With regard to the CETA:
The CETA received a qualified audit from the Auditor-General (A-G), on the grounds that there were "significant control weaknesses with regards to the recording of transactions" and other problems related to employee grant expenses and payables.
Under ‘Unauthorized, irregular or fruitless and wasteful expenditure' the A-G also notes that "irregular expenditure to the amount of R92.7 million incurred in 2008 has not been condoned in the current financial year".
With regards to fruitless and wasteful expenditure, the A-G states "fruitless and wasteful expenditure amounting to R1.17 million has not been condoned in the current financial year"
The A-G also cites R7.66 million lost on "irregular expenditure" incurred "due to non-compliance to treasury regulation 16A9.1" and "overspending on approved project budgets".
To make matters worse the report also lists a series of contingent liabilities facing the SETA, including R14.6 million for pending litigations.
With regard to the MAPPP:
The MAPPP received a heavily qualified audit from the A-G. Indeed, there were as many as four points of qualification including: ‘Employer grants and project expenses' (its financial figures were understated and there were accuracy problems), ‘Property plant and equipment' (it failed to properly assess the depreciation of its assets), ‘National skills fund received in advance' (it misallocated funding and overstated the amount available), ‘Reserves' (lack of documentation meant amounts ranging from R245 000 to R1.6 million could not be confirmed).
The report also cites an amount of R7.2 million in irregular expenditure incurred as a result of non-compliance with the Skills Development Act and supply chain management processes.
These findings come against a disastrous history. In 2007 the MAPPP was the subject of a forensic audit, concerning transactions with the service provider CreateSA. That audit found that R9 million was used irregularly. The previous MAPPP board was suspended on allegations of mismanaging a total of R30 million and, in November 2007, it was placed under the administration of auditing firm Price Waterhouse Coopers (PWC), allowing the firm to rewrite its constitution and appoint a new board.

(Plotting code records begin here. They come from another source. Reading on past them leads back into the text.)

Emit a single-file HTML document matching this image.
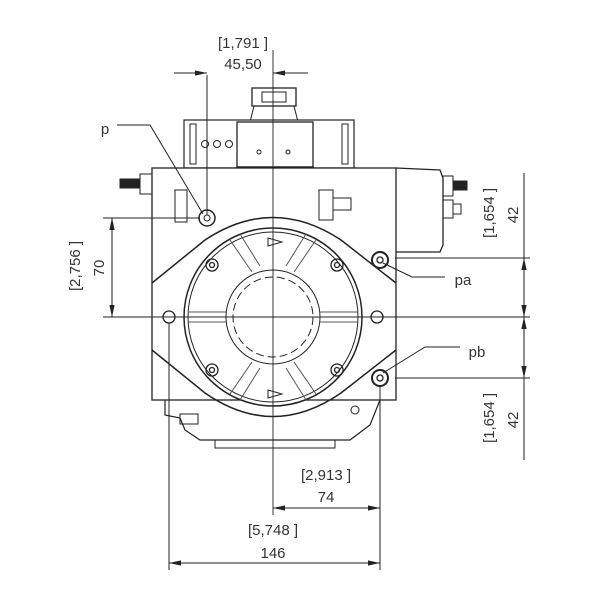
<!DOCTYPE html>
<html><head><style>body{margin:0;background:#fff}svg{display:block}</style></head><body>
<svg width="600" height="600" viewBox="0 0 600 600" xmlns="http://www.w3.org/2000/svg" font-family="Liberation Sans, sans-serif">
<defs>
<marker id="a" viewBox="0 0 10 10" refX="10" refY="5" markerWidth="12" markerHeight="12" markerUnits="userSpaceOnUse" orient="auto-start-reverse"><path d="M0,2.8 L10,5 L0,7.2 z" fill="#222"/></marker>
</defs>
<g stroke="#222" fill="none" stroke-width="1">
<rect x="252" y="88" width="44" height="18" fill="#fff" stroke-width="1.3"/>
<rect x="262" y="92" width="24" height="10"/>
<path d="M254,106 L250,122 M294,106 L298,122"/>
<rect x="184" y="120" width="170" height="48" fill="#fff" stroke-width="1.2"/>
<rect x="190" y="124" width="6" height="40"/><rect x="342" y="124" width="6" height="40"/>
<rect x="237" y="122" width="76" height="106" fill="#fff" stroke-width="1.3"/>
<rect x="237" y="167" width="76" height="60" fill="#fff" stroke-width="1.5"/>
<circle cx="205" cy="144" r="3.5"/><circle cx="217" cy="144" r="3.5"/><circle cx="229" cy="144" r="3.5"/>
<circle cx="259" cy="152" r="2"/><circle cx="288" cy="152" r="2"/>
<rect x="152" y="168" width="244" height="232" fill="#fff" stroke-width="1.3"/>
<path d="M396,168 L440,170 L443,178 L443,245 L440,252 L396,252" stroke-width="1.3"/>
<rect x="443" y="176" width="10" height="20"/><rect x="443" y="200" width="10" height="18"/>
<rect x="453" y="181" width="14" height="9" fill="#222"/><rect x="453" y="204" width="8" height="10"/>
<rect x="140" y="174" width="12" height="20"/><rect x="120" y="179" width="20" height="9" fill="#222"/>
<rect x="175" y="190" width="12" height="32"/>
<rect x="319" y="190" width="14" height="30"/><rect x="333" y="198" width="18" height="12"/>
<circle cx="207" cy="218" r="8" stroke-width="1.5"/><circle cx="207" cy="218" r="3"/>
<path d="M152,283 L205,240 Q273,195 341,240 L396,283" stroke-width="1.5"/>
<path d="M152,350 L205,393 Q273,440 341,393 L396,350" stroke-width="1.5"/>
<circle cx="273" cy="317" r="89" fill="#fff" stroke-width="1.5"/>
<circle cx="273" cy="317" r="85"/>
<circle cx="273" cy="317" r="47"/>
<circle cx="273" cy="317" r="40" stroke-dasharray="8,4"/>
<g stroke="#555">
<path d="M230,240 L252,272 M240,234 L260,266 M316,240 L294,272 M306,234 L286,266"/>
<path d="M230,394 L252,362 M240,400 L260,368 M316,394 L294,362 M306,400 L286,368"/>
<path d="M188,312 L226,312 M188,322 L226,322 M320,312 L358,312 M320,322 L358,322"/>
</g>
<path d="M268,238 L282,242 L268,246 z M268,390 L282,394 L268,398 z"/>
<g stroke-width="1.3">
<circle cx="212" cy="265" r="6"/><circle cx="212" cy="265" r="2.5"/>
<circle cx="337" cy="265" r="6"/><circle cx="337" cy="265" r="2.5"/>
<circle cx="212" cy="370" r="6"/><circle cx="212" cy="370" r="2.5"/>
<circle cx="337" cy="370" r="6"/><circle cx="337" cy="370" r="2.5"/>
<circle cx="169" cy="317" r="6"/><circle cx="377" cy="317" r="6"/>
<circle cx="380" cy="260" r="8" stroke-width="2"/><circle cx="380" cy="260" r="3"/>
<circle cx="380" cy="378" r="8" stroke-width="2"/><circle cx="380" cy="378" r="3"/>
</g>
<path d="M165,400 L165,415 L180,418 L185,430 L200,440 L350,440 L370,425 L380,400" stroke-width="1.2"/>
<rect x="180" y="414" width="18" height="10"/>
<rect x="215" y="440" width="120" height="8"/>
<circle cx="355" cy="410" r="4"/>
<path d="M273,50 L273,515 M103,317 L530,317" stroke-width="0.9"/>
<path d="M207,75 L207,215 M174,73 L207,73 M273,73 L308,73"/>
<path d="M190,73 L207,73" marker-end="url(#a)"/><path d="M290,73 L273,73" marker-end="url(#a)"/>
<path d="M103,218 L200,218"/>
<path d="M112,218 L112,317" marker-start="url(#a)" marker-end="url(#a)"/>
<path d="M117,125 L150,125 L203,214"/>
<path d="M395,258 L530,258 M395,378 L530,378"/>
<path d="M524,173 L524,460"/>
<path d="M524,258 L524,317" marker-start="url(#a)" marker-end="url(#a)"/>
<path d="M524,317 L524,378" marker-start="url(#a)" marker-end="url(#a)"/>
<path d="M383,263 L412,277 L445,277 M383,373 L425,347 L460,347"/>
<path d="M169,323 L169,570 M380,386 L380,570"/>
<path d="M273,508 L380,508" marker-start="url(#a)" marker-end="url(#a)"/>
<path d="M169,563 L380,563" marker-start="url(#a)" marker-end="url(#a)"/>
</g>
<g fill="#333" font-size="15" text-anchor="middle">
<text x="243" y="48">[1,791 ]</text>
<text x="243" y="69">45,50</text>
<text x="105" y="134">p</text>
<text x="463" y="285">pa</text>
<text x="477" y="357">pb</text>
<text x="326" y="480">[2,913 ]</text>
<text x="326" y="502">74</text>
<text x="273" y="535">[5,748 ]</text>
<text x="273" y="558">146</text>
<text transform="translate(80,266) rotate(-90)">[2,756 ]</text>
<text transform="translate(104,268) rotate(-90)">70</text>
<text transform="translate(494,213) rotate(-90)">[1,654 ]</text>
<text transform="translate(518,215) rotate(-90)">42</text>
<text transform="translate(494,418) rotate(-90)">[1,654 ]</text>
<text transform="translate(518,420) rotate(-90)">42</text>
</g>
</svg>
</body></html>
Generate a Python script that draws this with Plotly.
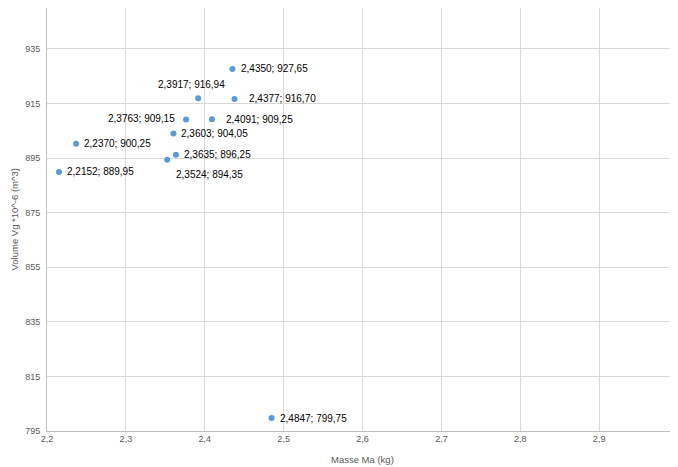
import plotly.graph_objects as go

masse = [2.4350, 2.3917, 2.4377, 2.3763, 2.4091, 2.3603, 2.2370, 2.3635, 2.3524, 2.2152, 2.4847]
volume = [927.65, 916.94, 916.70, 909.15, 909.25, 904.05, 900.25, 896.25, 894.35, 889.95, 799.75]

x_ticks = [2.2, 2.3, 2.4, 2.5, 2.6, 2.7, 2.8, 2.9, 3.0]
y_ticks = [795, 815, 835, 855, 875, 895, 915, 935]

x_title = "Masse Ma (kg)"
y_title = "Volume Vg *10^-6 (m^3)"

# label placement (style): xanchor, yanchor, xshift, yshift
placement = [
    ("left", "middle", 7, 0),
    ("center", "bottom", -7, 6),
    ("left", "middle", 13, 0),
    ("right", "middle", -9, 1),
    ("left", "middle", 12, 0),
    ("left", "middle", 6, 0),
    ("left", "middle", 6, 0),
    ("left", "middle", 6, 0),
    ("left", "top", 7, -7),
    ("left", "middle", 6, 0),
    ("left", "middle", 6, 0),
]

FONT = "Liberation Sans, Arial, sans-serif"

def fmt(v, d):
    return f"{v:.{d}f}".replace(".", ",")

labels = [f"{fmt(x, 4)}; {fmt(y, 2)}" for x, y in zip(masse, volume)]

fig = go.Figure()
fig.add_trace(go.Scatter(
    x=masse, y=volume, mode="markers",
    marker=dict(color="#5B9BD5", size=6),
    hoverinfo="skip", showlegend=False,
))

for x, y, t, (xa, ya, xs, ys) in zip(masse, volume, labels, placement):
    fig.add_annotation(x=x, y=y, text=t, showarrow=False,
                       xanchor=xa, yanchor=ya, xshift=xs, yshift=ys,
                       font=dict(family=FONT, size=10, color="#000000"))

fig.add_annotation(xref="paper", yref="paper", x=0.5, y=0, yshift=-28,
                   xanchor="center", yanchor="middle", showarrow=False,
                   text=x_title, font=dict(family=FONT, size=9.5, color="#595959"))
fig.add_annotation(xref="paper", yref="paper", x=0, y=0.5, xshift=-33,
                   xanchor="center", yanchor="middle", showarrow=False, textangle=-90,
                   text=y_title, font=dict(family=FONT, size=9.5, color="#595959"))

# the page body adds an 8px offset; the figure is sized to fill the rest of the window
fig.update_layout(
    width=670, height=459,
    margin=dict(l=39, r=0, t=0, b=36, autoexpand=False),
    paper_bgcolor="white", plot_bgcolor="white",
    separators=", ",
    font=dict(family=FONT, size=9, color="#595959"),
)
fig.update_xaxes(
    range=[2.2, 3.0], tickvals=x_ticks, showgrid=True, gridcolor="#D9D9D9", gridwidth=1,
    showline=True, linecolor="#BFBFBF", linewidth=1, zeroline=False, automargin=False,
    ticks="", tickfont=dict(family=FONT, size=9, color="#595959"), ticklabelstandoff=-1,
)
fig.update_yaxes(
    range=[795, 950], tickvals=y_ticks, showgrid=True, gridcolor="#D9D9D9", gridwidth=1,
    showline=True, linecolor="#BFBFBF", linewidth=1, zeroline=False, automargin=False,
    ticks="", tickfont=dict(family=FONT, size=9, color="#595959"), ticklabelstandoff=4,
)

fig.write_html("out.html")
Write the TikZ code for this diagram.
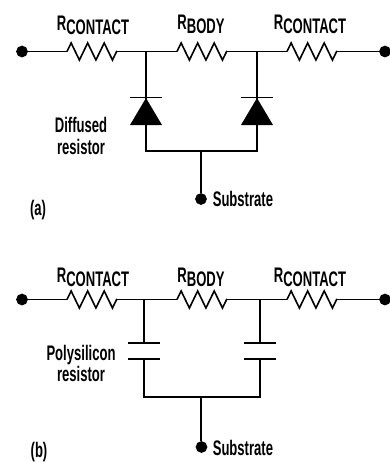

The DA has long argued that the SETA system should be scrapped. SETAs are largely dysfunctional and - as these two reports once again demonstrate - a waste of taxpayer's money. They are also badly conceived (a result of the ANC's obsession with making the state central to everything) because, more often than not, they do not generate the right skills needed by business who are then obliged to retrain or discount people that have come to them through the SETA system.
The DA believes government should rather offer subsidies to private companies to allow them in turn to offer internships and apprenticeships to young students.